Turkey’s January current account deficit printed at $7.1bn, above the consensus forecast of $6.9bn. The 12-month rolling deficit rose to $51.6bn (6.0% of estimated GDP) from $47.2bn in December. On the financing side, FDI fell to multi-year lows, as portfolio flows shouldered most of the burden. After the release of balance of payments (BoP) data, the lira began heading south, decoupling from other EM F/X. Several investment banks and investors expressed growing concern with Turkey’s external imbalances.
Sekerbank Research: CAD expected to widen further
C/A deficit likely to increase further to USD53.5bn in February. Preliminary foreign trade data announced by the Ministry of Customs for February indicated a slowdown in the pace of the acceleration in the external deficit. Accordingly, we expect February’s C/A deficit at about USD4.3bn, which would still lead to an increase in the annual C/A deficit to about USD53.5bn, wrote Sekerbank researchers.
Over a longer horizon, tourism is expected to limit the deterioration in the external account, but if the government continues with its current campaign to stimulate the economy, CAD could close 2018 at about 6% of GDP, which had in the past signaled BoP stress.
Goldman Sachs worried
“Portfolio and other investment were more than enough to finance the current account deficit in January and reserves increased by US$4.4bn. Net portfolio inflows were at US$4.9bn, largely driven the US$3.2bn inflow into government debt and US$1.3bn inflow into debt issued by banks. Net other investment inflows at US$7.5bn were also very notable, of which US$4.2bn were due to banks and US$3.4bn due to other sectors. Both banks and other sectors reduced their foreign assets and increased their liabilities.

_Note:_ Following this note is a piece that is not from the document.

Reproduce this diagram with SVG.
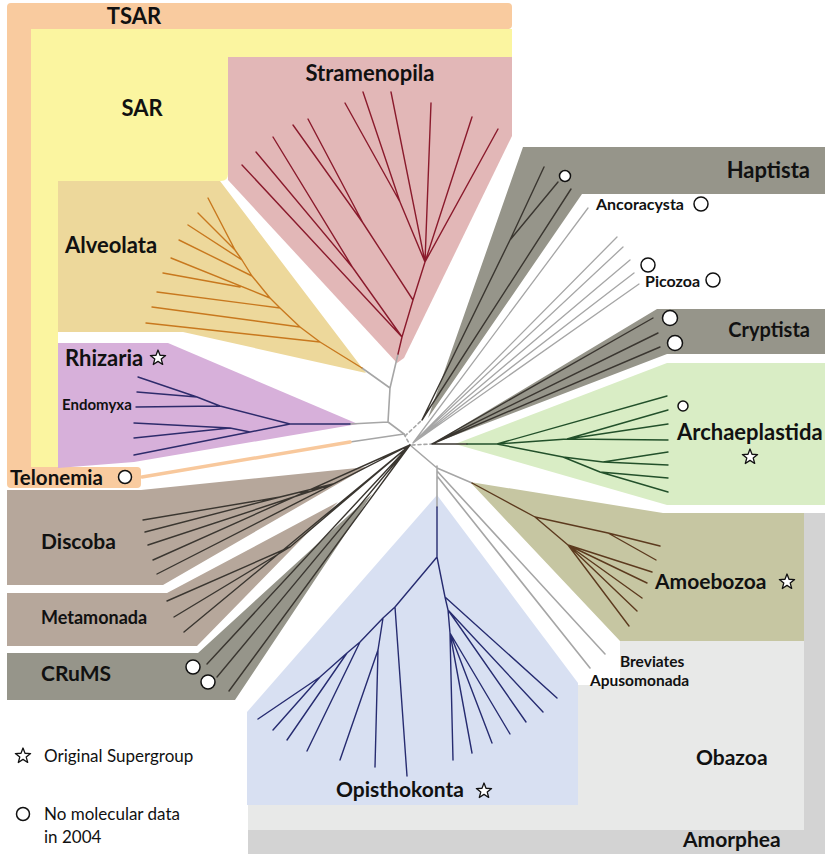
<svg xmlns="http://www.w3.org/2000/svg" width="825" height="854" viewBox="0 0 825 854">
<style>
text{font-family:Lato,"Open Sans","Liberation Sans",sans-serif;fill:#111}
.b{font-weight:bold}
.L{font-size:22px}
.M{font-size:21px}
.s{font-size:16px}
.leg{font-size:17px;font-weight:normal}
.ln{fill:none;stroke-linecap:round;stroke-linejoin:round}
.g{stroke:#a6a6a6;stroke-width:1.6}
.gd{stroke:#a6a6a6;stroke-width:1.6;stroke-dasharray:3 3}
.dk{stroke:#3a3630;stroke-width:1.4}
.st{stroke:#8a1a2c;stroke-width:1.4}
.al{stroke:#c8781e;stroke-width:1.4}
.rh{stroke:#2d2b6b;stroke-width:1.4}
.ar{stroke:#22502a;stroke-width:1.4}
.am{stroke:#5c3a1e;stroke-width:1.4}
.op{stroke:#262b70;stroke-width:1.4}
.te{stroke:#f8c89c;stroke-width:3.5}
.c{fill:#fff;stroke:#111;stroke-width:1.5}
.star{fill:#fff;stroke:#111;stroke-width:1.3;stroke-linejoin:round}
</style>
<defs>
<path id="star" d="M0,-8 L2,-2.75 L7.61,-2.47 L3.23,1.05 L4.7,6.47 L0,3.4 L-4.7,6.47 L-3.23,1.05 L-7.61,-2.47 L-2,-2.75 Z"/>
</defs>
<rect width="825" height="854" fill="#fff"/>

<g id="amorphea">
<path d="M804,513 H825 V854 H248 V830 H804 Z" fill="#d3d3d3"/>
<text class="b M" x="683" y="847">Amorphea</text>
</g>
<g id="obazoa">
<path d="M620,641 H804 V830 H248 V805 H578 V685 H620 Z" fill="#e8e9e8"/>
<text class="b M" x="696" y="765">Obazoa</text>
</g>
<g id="opisthokonta">
<path d="M437,495 L578,683 V805 H247 V712 Z" fill="#d8e0f2"/>
<text class="b M" x="336" y="797">Opisthokonta</text>
<use href="#star" class="star" x="484" y="791"/>
</g>
<g id="amoebozoa">
<path d="M470,482 L663,513 H804 V641 H620 Z" fill="#c6c6a2"/>
<text class="b M" x="655" y="589">Amoebozoa</text>
<use href="#star" class="star" x="787" y="582"/>
</g>
<g id="archaeplastida">
<path d="M667,363 H825 V505 H667 L455,444 Z" fill="#d9edc5"/>
<text class="b L" x="677" y="440">Archaeplastida</text>
<use href="#star" class="star" x="750" y="457"/>
<circle class="c" cx="683" cy="406" r="5"/>
</g>
<g id="cryptista">
<path d="M657,309 H825 V354 H667 L432,444 Z" fill="#96958a"/>
<text class="b" style="font-size:20px" x="810" y="337" text-anchor="end">Cryptista</text>
<circle class="c" cx="670" cy="318" r="7.5"/>
<circle class="c" cx="675" cy="343" r="7.5"/>
</g>
<g id="haptista">
<path d="M523,147 H825 V194 H582 L428,418 Z" fill="#96958a"/>
<text class="b L" x="810" y="178" text-anchor="end">Haptista</text>
<circle class="c" cx="565" cy="176" r="5.5"/>
</g>
<g id="ancoracysta">
<text class="b s" x="596" y="210">Ancoracysta</text>
<circle class="c" cx="701" cy="204" r="7"/>
</g>
<g id="picozoa">
<text class="b s" x="645" y="287">Picozoa</text>
<circle class="c" cx="648" cy="265" r="7"/>
<circle class="c" cx="713" cy="280" r="7"/>
</g>
<g id="breviates">
<text class="b" style="font-size:15.5px" x="620" y="667">Breviates</text>
</g>
<g id="apusomonada">
<text class="b" style="font-size:15.5px" x="590" y="686">Apusomonada</text>
</g>

<g id="tsar">
<path d="M11,3 H508 Q512,3 512,7 V25 Q512,29 508,29 H31 V467 H137 Q141,467 141,471 V484 Q141,488 137,488 H11 Q7,488 7,484 V7 Q7,3 11,3 Z" fill="#f9cb9f"/>
<text class="b L" x="134" y="24" text-anchor="middle">TSAR</text>
</g>
<g id="sar">
<path d="M31,29 H512 V57 H228 V174 Q228,181 221,181 H58 V467 H31 Z" fill="#fbf5a0"/>
<text class="b L" x="142" y="116" text-anchor="middle">SAR</text>
</g>
<g id="stramenopila">
<path d="M228,57 H512 V136 L404,358 L397,363 L228,180 Z" fill="#e2b7b7"/>
<text class="b L" x="370" y="81" text-anchor="middle">Stramenopila</text>
</g>
<g id="alveolata">
<path d="M58,181 H220 L366,373 L183,332 H58 Z" fill="#edd89b"/>
<text class="b L" x="65" y="253">Alveolata</text>
</g>
<g id="rhizaria">
<path d="M58,343 H168 L358,424 L134,462 L58,468 Z" fill="#d7b0da"/>
<text class="b L" x="65" y="366">Rhizaria</text>
<use href="#star" class="star" x="158" y="358"/>
<text class="b" style="font-size:15px" x="62" y="410">Endomyxa</text>
</g>
<g id="telonemia">
<text class="b" style="font-size:20.5px" x="10" y="485">Telonemia</text>
<circle class="c" cx="125" cy="477" r="6.5"/>
</g>
<g id="discoba">
<path d="M7,490 H141 L367,467 L163,585 H7 Z" fill="#b6a79b"/>
<text class="b M" x="41" y="549">Discoba</text>
</g>
<g id="metamonada">
<path d="M7,593 H167 L338,502 L197,646 H7 Z" fill="#b6a79b"/>
<text class="b" style="font-size:18px" x="41" y="624">Metamonada</text>
</g>
<g id="crums">
<path d="M7,653 H198 L372,494 L235,700 H7 Z" fill="#96958a"/>
<text class="b M" x="41" y="681">CRuMS</text>
<circle class="c" cx="193" cy="667" r="7"/>
<circle class="c" cx="208" cy="682" r="7"/>
</g>

<g id="legend">
<use href="#star" class="star" x="23" y="756"/>
<text class="leg" x="44" y="762">Original Supergroup</text>
<circle class="c" cx="23" cy="814" r="6.5"/>
<text class="leg" x="44" y="820">No molecular data</text>
<text class="leg" x="44" y="843">in 2004</text>
</g>

<g id="connectors" class="ln">
<path class="g" d="M350,424 L388,422 L390,388 L398,354 M390,388 L362,368 M388,422 L404,434 M350,442 L404,434 M410,445 L437,468 L472,483 M437,466 V507 M437,471 L605,654 M437,476 L590,668"/>
<path class="gd" d="M404,434 L410,445 M405,436 L422,420 M412,445 L432,444"/>
<path class="te" d="M142,477 L350,442"/>
<path class="g" style="stroke-width:1.3" d="M413,443 L588,208 M413,443 L617,237 M413,443 L623,247 M413,443 L630,260 M413,443 L634,273 M413,443 L639,284"/>
<path class="st" d="M398,354 L402,337 L413,300 L425,262 M402,337 L242,165 M402,337 L353,268 L256,152 M353,268 L273,137 M413,300 L363,223 L293,125 M363,223 L308,119 M425,262 L400,202 L345,103 M400,202 L363,92 M425,262 L391,92 M425,262 L431,103 M425,262 L472,117 M425,262 L498,129"/>
<path class="al" d="M362,368 L320,342 L300,327 L280,308 L270,298 L252,276 L242,260 L235,250 L208,198 M198,213 L235,250 M188,225 L242,260 M179,240 L252,276 M171,258 L270,298 M163,273 L240,287 M157,292 L280,308 M152,307 L300,327 M146,323 L320,342"/>
<path class="rh" d="M350,424 L290,424 L220,406 L197,397 L138,377 M197,397 L137,392 M220,406 L136,407 M290,424 L250,432 L230,428 L134,423 M230,428 L134,438 M250,432 L134,455"/>
<path class="dk" d="M410,445 L333,484 L280,497 L143,520 M280,497 L145,532 M333,484 L148,545 M410,445 L153,560 M410,445 L157,574 M410,445 L290,547 L167,601 M290,547 L174,617 M410,445 L184,632 M410,445 L207,664 M410,445 L217,677 M410,445 L229,691"/>
<path class="dk" d="M422,420 L510,240 L544,167 M510,240 L558,182 M422,420 L571,189 M432,444 L653,318 M432,444 L658,333 M432,444 L660,347 M432,444 L467,444"/>
<path class="ar" d="M467,444 L497,444 L667,396 M497,444 L567,439 L668,410 M567,439 L668,424 M567,439 L668,440 M497,444 L563,457 L603,462 L668,452 M603,462 L668,465 M563,457 L600,472 L668,478 M600,472 L668,492"/>
<path class="am" d="M472,483 L535,517 L608,533 L660,546 M608,533 L656,560 M535,517 L568,545 L652,572 M568,545 L647,583 M568,545 L642,598 M568,545 L637,611 M568,545 L629,626"/>
<path class="op" d="M437,507 L437,557 L395,607 L383,618 L360,642 L347,653 L320,677 L258,719 M320,677 L273,730 M347,653 L287,740 M360,642 L307,751 M383,618 L378,650 L340,760 M378,650 L375,767 M395,607 L407,776 M437,557 L445,597 L557,698 M445,597 L448,610 L543,712 M448,610 L526,722 M448,610 L450,633 L453,760 M450,633 L472,753 M450,633 L492,743 M450,633 L510,734"/>
</g>
</svg>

On our estimates, the current account deficit was 5.5% of GDP in 2017. With the continuing widening of the current account deficit and the increased reliance on portfolio inflows, the external imbalances have once again become a concern for the economic outlook in Turkey” wrote Goldman Sachs research team.
“The current account deficit has widened very sharply and the trade deficit is at levels we’ve only really seen in 2011 and 2013, both of which were followed by sharp currency falls, interest rate hikes and then a sharp slowdown in growth,” “For now, the Turkish economy seems to have been given the benefit of the doubt by investors but I’m concerned how much longer that can last.” Said senior EM economist William Jackson of Capital Economics.
Financing very weak
Sekerbank broke down the financing account for us:
USD1.2bn inflow through the non-residents’ purchase of local government bonds,
– USD2.0bn inflow through the Treasury’s Eurobond issuance,
– USD1.3bn (net) Eurobond issuance by banks,
– USD0.5bn (net) Eurobond issuance by the corporate sector,
– USD1.4bn increase in non-residents’ deposits,
– USD1,2bn through new loans, of which USD1.1bn was granted by the corporate sector,
– USD2.0bn inflow through trade loans,
– USD0.3bn inflow through net FDI,
– And finally, USD2.9bn inflow through banks’ transactions with offshore branches (note
that this item had made a USD3.8bn negative impact in December.
Turkey’s traditional F/X earner “unidentified flows” (net errors and omission) bled during the month, while FDI fell to post-2009 recession low of $8 bn in annualized terms.
Banks remained reluctant to add to F/X borrowing above and beyond what is required to finance larger trade transactions. Given the recent Moody’s downgrade and leverage troubles at home, it needs to be seen how long the corporate sector can continue to borrow.
Lira sinks, outlook uncertain
After the data print, dollar/TL rose by 0.7%, while annualized yield Turkey’s benchmark 10 year government bond soared to 12.63%, with the bond dropping 2% in value.
Under the current, relatively loose global financial conditions, it will not be a problem to finance the yawning CA gap. However given the most-likely scenario of tightening financial conditions, Turkey will face rising odds of yet another double-digit depreciation of the TL, which kills economic growth and boost inflation.
AKP’s objective of achieving even faster growth to the run-up to November 2019 general and presidential elections creates significant risks of a “road accident”.